___ Stored data ___

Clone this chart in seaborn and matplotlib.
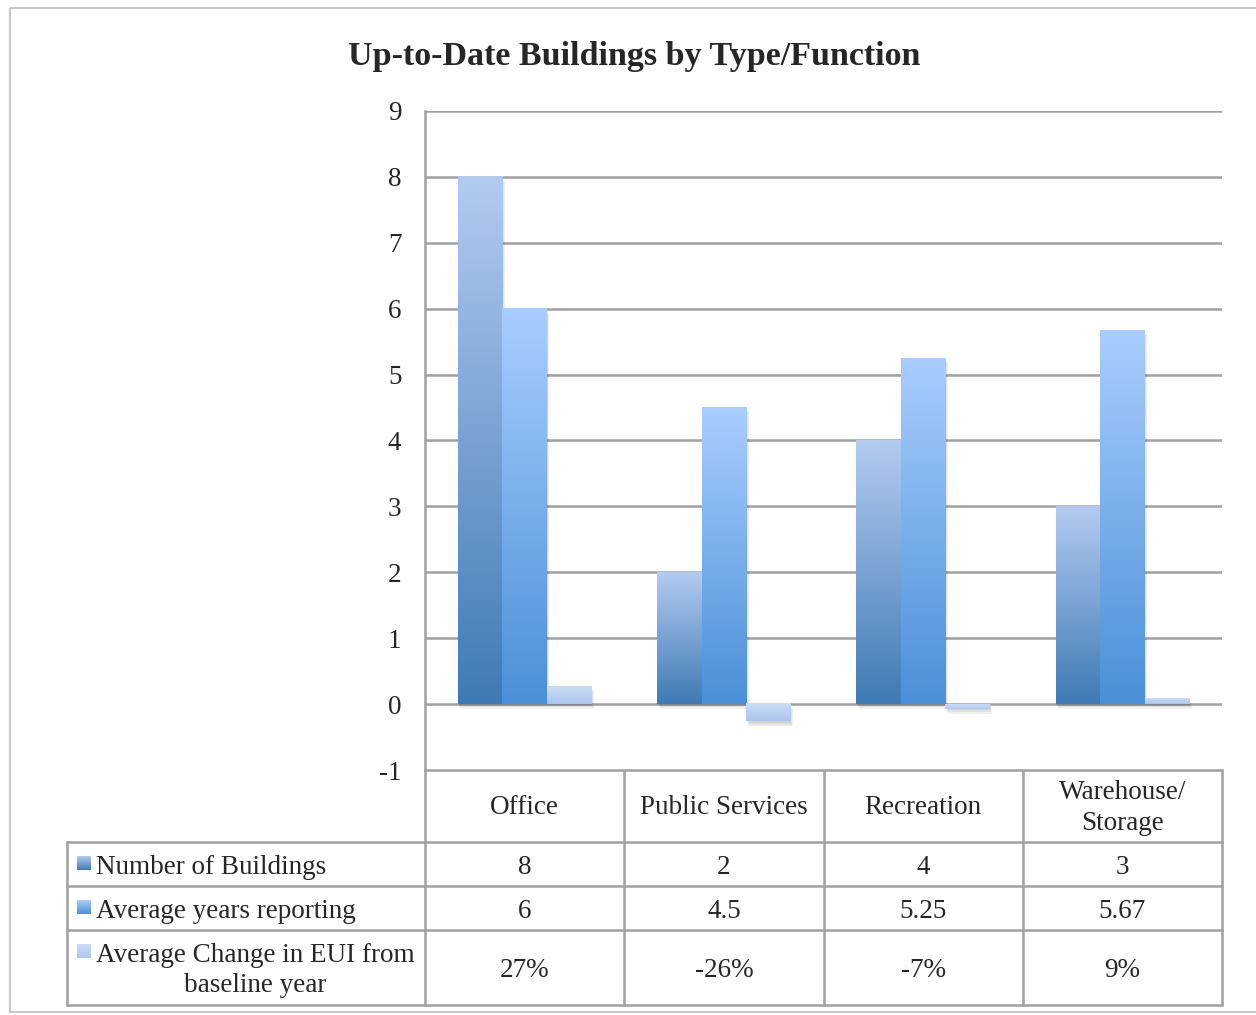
import numpy as np
import pandas as pd
import matplotlib
matplotlib.use("Agg")
import matplotlib.pyplot as plt
import seaborn as sns
from matplotlib.colors import LinearSegmentedColormap
from matplotlib.patches import Rectangle

# Datos
categories = ["Office", "Public Services", "Recreation", "Warehouse/\nStorage"]
series_names = ["Number of Buildings", "Average years reporting",
                "Average Change in EUI from\nbaseline year"]
num_buildings = [8, 2, 4, 3]
avg_years = [6, 4.5, 5.25, 5.67]
eui_change = [0.27, -0.26, -0.07, 0.09]
y_ticks = list(range(-1, 10))

# colores degradado (abajo, arriba)
gradients = [("#3f7ab5", "#b3cbf0"), ("#4a90d8", "#a9cdff"), ("#adc5ed", "#cadcf8")]

sns.set_style("white")
plt.rcParams["font.family"] = ["Liberation Serif", "DejaVu Serif"]
FS = 19.5

df = pd.DataFrame({
    "type": categories * 3,
    "series": [s for s in series_names for _ in categories],
    "value": num_buildings + avg_years + eui_change,
})

W, H = 1256, 1015
fig = plt.figure(figsize=(W / 100, H / 100), dpi=100)
left, right, top, bottom = 425, 1222, 111, 770
ax = fig.add_axes([left / W, 1 - bottom / H, (right - left) / W, (bottom - top) / H])

sns.barplot(data=df, x="type", y="value", hue="series", order=categories,
            hue_order=series_names, width=0.67, ax=ax, legend=False)

# degradado en cada barra
for cont, (c0, c1) in zip(ax.containers, gradients):
    cmap = LinearSegmentedColormap.from_list("g", [c0, c1])
    for p in cont:
        x0, w = p.get_x(), p.get_width()
        y0, h = p.get_y(), p.get_height()
        ymin, ymax = min(y0, y0 + h), max(y0, y0 + h)
        # sombra suave
        for k in range(3):
            ax.add_patch(Rectangle((x0 + 0.004 * (k + 1), ymin - 0.025 * (k + 1)), w, ymax - ymin,
                                   facecolor="#000000", alpha=0.06, lw=0, zorder=2))
        grad = np.linspace(1, 0, 256).reshape(-1, 1)
        ax.imshow(grad, extent=[x0, x0 + w, ymin, ymax], aspect="auto",
                  cmap=cmap, origin="upper", zorder=3)
        p.set_visible(False)

ax.set_xlim(-0.5, 3.5)
ax.set_ylim(-1, 9)
ax.set_yticks(y_ticks)
ax.set_yticklabels([str(t) for t in y_ticks], fontsize=FS)
ax.tick_params(axis="y", length=0, pad=17)
ax.set_xticks([])
ax.set_xlabel("")
ax.set_ylabel("")
ax.grid(axis="y", color="#a0a0a0", lw=1.8, zorder=1)
ax.set_axisbelow(True)
for s in ["top", "right", "bottom"]:
    ax.spines[s].set_visible(False)
ax.spines["left"].set_color("#a0a0a0")
ax.spines["left"].set_linewidth(1.8)

fig.text(634 / W, 1 - 57 / H, "Up-to-Date Buildings by Type/Function",
         ha="center", va="center", fontsize=24.5, fontweight="bold")

# tabla de datos
tab = fig.add_axes([0, 0, 1, 1], zorder=-1)
tab.set_xlim(0, W)
tab.set_ylim(H, 0)
tab.axis("off")
lc = "#a0a0a0"
tab.add_patch(Rectangle((10, 8), W, 1004, fill=False, ec="#c8c8c8", lw=1.5))

col_w = (right - left) / len(categories)
cols = [left + i * col_w for i in range(len(categories) + 1)]
row_y = [bottom, 842, 886, 930, 1005]
lab_x = 67

for cx in cols:
    tab.plot([cx, cx], [bottom, row_y[-1]], color=lc, lw=1.8)
tab.plot([lab_x, lab_x], [row_y[1], row_y[-1]], color=lc, lw=1.8)
tab.plot([left, right], [bottom, bottom], color=lc, lw=1.8)
for ry in row_y[1:]:
    tab.plot([lab_x, right], [ry, ry], color=lc, lw=1.8)

for i, cat in enumerate(categories):
    tab.text(cols[i] + col_w / 2, (row_y[0] + row_y[1]) / 2 + 2, cat,
             ha="center", va="center", fontsize=FS, linespacing=1.3)

rows = [[f"{v:g}" for v in num_buildings],
        [f"{v:g}" for v in avg_years],
        [f"{v:.0%}" for v in eui_change]]
for r, (name, vals) in enumerate(zip(series_names, rows)):
    yc = (row_y[r + 1] + row_y[r + 2]) / 2
    for i, v in enumerate(vals):
        tab.text(cols[i] + col_w / 2, yc + 3, v, ha="center", va="center", fontsize=FS)
    y_key = row_y[r + 1] + 14
    c0, c1 = gradients[r]
    cmap = LinearSegmentedColormap.from_list("k", [c0, c1])
    tab.imshow(np.linspace(1, 0, 64).reshape(-1, 1), extent=[77, 91, y_key + 14, y_key],
               aspect="auto", cmap=cmap, origin="upper")
    tab.text(96, yc + 3, name, ha="left", va="center", fontsize=FS,
             multialignment="center", linespacing=1.3)

tab.set_xlim(0, W)
tab.set_ylim(H, 0)

fig.savefig("out.png", dpi=100)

___

■ **Given task**:
Go through the listing above and write it all out exactly, leaving out any picture.

■ **Exercise response**:
Clone this chart in seaborn and matplotlib.
import numpy as np
import pandas as pd
import matplotlib
matplotlib.use("Agg")
import matplotlib.pyplot as plt
import seaborn as sns
from matplotlib.colors import LinearSegmentedColormap
from matplotlib.patches import Rectangle

# Datos
categories = ["Office", "Public Services", "Recreation", "Warehouse/\nStorage"]
series_names = ["Number of Buildings", "Average years reporting",
                "Average Change in EUI from\nbaseline year"]
num_buildings = [8, 2, 4, 3]
avg_years = [6, 4.5, 5.25, 5.67]
eui_change = [0.27, -0.26, -0.07, 0.09]
y_ticks = list(range(-1, 10))

# colores degradado (abajo, arriba)
gradients = [("#3f7ab5", "#b3cbf0"), ("#4a90d8", "#a9cdff"), ("#adc5ed", "#cadcf8")]

sns.set_style("white")
plt.rcParams["font.family"] = ["Liberation Serif", "DejaVu Serif"]
FS = 19.5

df = pd.DataFrame({
    "type": categories * 3,
    "series": [s for s in series_names for _ in categories],
    "value": num_buildings + avg_years + eui_change,
})

W, H = 1256, 1015
fig = plt.figure(figsize=(W / 100, H / 100), dpi=100)
left, right, top, bottom = 425, 1222, 111, 770
ax = fig.add_axes([left / W, 1 - bottom / H, (right - left) / W, (bottom - top) / H])

sns.barplot(data=df, x="type", y="value", hue="series", order=categories,
            hue_order=series_names, width=0.67, ax=ax, legend=False)

# degradado en cada barra
for cont, (c0, c1) in zip(ax.containers, gradients):
    cmap = LinearSegmentedColormap.from_list("g", [c0, c1])
    for p in cont:
        x0, w = p.get_x(), p.get_width()
        y0, h = p.get_y(), p.get_height()
        ymin, ymax = min(y0, y0 + h), max(y0, y0 + h)
        # sombra suave
        for k in range(3):
            ax.add_patch(Rectangle((x0 + 0.004 * (k + 1), ymin - 0.025 * (k + 1)), w, ymax - ymin,
                                   facecolor="#000000", alpha=0.06, lw=0, zorder=2))
        grad = np.linspace(1, 0, 256).reshape(-1, 1)
        ax.imshow(grad, extent=[x0, x0 + w, ymin, ymax], aspect="auto",
                  cmap=cmap, origin="upper", zorder=3)
        p.set_visible(False)

ax.set_xlim(-0.5, 3.5)
ax.set_ylim(-1, 9)
ax.set_yticks(y_ticks)
ax.set_yticklabels([str(t) for t in y_ticks], fontsize=FS)
ax.tick_params(axis="y", length=0, pad=17)
ax.set_xticks([])
ax.set_xlabel("")
ax.set_ylabel("")
ax.grid(axis="y", color="#a0a0a0", lw=1.8, zorder=1)
ax.set_axisbelow(True)
for s in ["top", "right", "bottom"]:
    ax.spines[s].set_visible(False)
ax.spines["left"].set_color("#a0a0a0")
ax.spines["left"].set_linewidth(1.8)

fig.text(634 / W, 1 - 57 / H, "Up-to-Date Buildings by Type/Function",
         ha="center", va="center", fontsize=24.5, fontweight="bold")

# tabla de datos
tab = fig.add_axes([0, 0, 1, 1], zorder=-1)
tab.set_xlim(0, W)
tab.set_ylim(H, 0)
tab.axis("off")
lc = "#a0a0a0"
tab.add_patch(Rectangle((10, 8), W, 1004, fill=False, ec="#c8c8c8", lw=1.5))

col_w = (right - left) / len(categories)
cols = [left + i * col_w for i in range(len(categories) + 1)]
row_y = [bottom, 842, 886, 930, 1005]
lab_x = 67

for cx in cols:
    tab.plot([cx, cx], [bottom, row_y[-1]], color=lc, lw=1.8)
tab.plot([lab_x, lab_x], [row_y[1], row_y[-1]], color=lc, lw=1.8)
tab.plot([left, right], [bottom, bottom], color=lc, lw=1.8)
for ry in row_y[1:]:
    tab.plot([lab_x, right], [ry, ry], color=lc, lw=1.8)

for i, cat in enumerate(categories):
    tab.text(cols[i] + col_w / 2, (row_y[0] + row_y[1]) / 2 + 2, cat,
             ha="center", va="center", fontsize=FS, linespacing=1.3)

rows = [[f"{v:g}" for v in num_buildings],
        [f"{v:g}" for v in avg_years],
        [f"{v:.0%}" for v in eui_change]]
for r, (name, vals) in enumerate(zip(series_names, rows)):
    yc = (row_y[r + 1] + row_y[r + 2]) / 2
    for i, v in enumerate(vals):
        tab.text(cols[i] + col_w / 2, yc + 3, v, ha="center", va="center", fontsize=FS)
    y_key = row_y[r + 1] + 14
    c0, c1 = gradients[r]
    cmap = LinearSegmentedColormap.from_list("k", [c0, c1])
    tab.imshow(np.linspace(1, 0, 64).reshape(-1, 1), extent=[77, 91, y_key + 14, y_key],
               aspect="auto", cmap=cmap, origin="upper")
    tab.text(96, yc + 3, name, ha="left", va="center", fontsize=FS,
             multialignment="center", linespacing=1.3)

tab.set_xlim(0, W)
tab.set_ylim(H, 0)

fig.savefig("out.png", dpi=100)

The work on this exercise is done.